In the short term, all eyes are on Enrique Lores. His first 100 days as CEO will be defined by whether he can stabilize PayPal’s core metrics—such as transactions per active account, which fell to 57.7 earlier this year—while simultaneously managing the high-stakes dance with Stripe’s leadership. If a deal is not reached quickly, the 10% "buyout premium" currently baked into the stock could evaporate, leaving Lores to face a disgruntled investor base demanding immediate operational turnarounds.

Looking further ahead, the most likely scenario involves a "strategic carve-out" rather than a total merger.
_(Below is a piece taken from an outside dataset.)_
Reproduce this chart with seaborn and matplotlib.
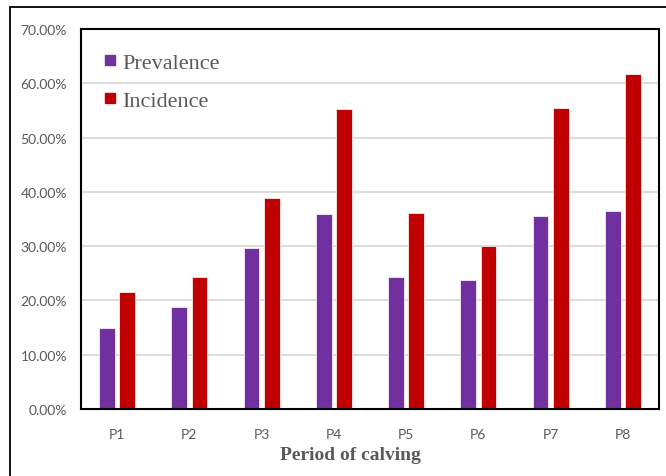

Analysts speculate that Stripe may be most interested in PayPal’s enterprise-grade Braintree infrastructure to bolster its own "Stripe Connect" offering, while leaving the consumer-facing PayPal wallet as a standalone entity. Such a move might satisfy regulators while allowing both companies to focus on their respective strengths. However, any deal of this magnitude will likely be tied up in court for at least 12 to 18 months, creating a prolonged period of uncertainty for employees and partners.

The Bottom Line for Investors

The surge in PayPal’s shares marks a potential turning point for a company that had become a "textbook value trap." The arrival of Enrique Lores provides the operational credibility the company has lacked, while the Stripe rumors provide the strategic floor that investors have been seeking. The "distressed value" label is finally being challenged by the realization that PayPal’s massive network remains one of the most valuable assets in the digital economy.

Moving forward, investors should closely monitor regulatory filings and any official "letters of intent" regarding the Stripe talks. The key metrics to watch will be the stabilization of branded checkout market share and any signs of aggressive cost-cutting under Lores. While the road to a $3.7 trillion "super-processor" is paved with regulatory and integration challenges, the current market excitement suggests that the fintech industry’s long winter of stagnation may finally be coming to an end.


This content is intended for informational purposes only and is not financial advice.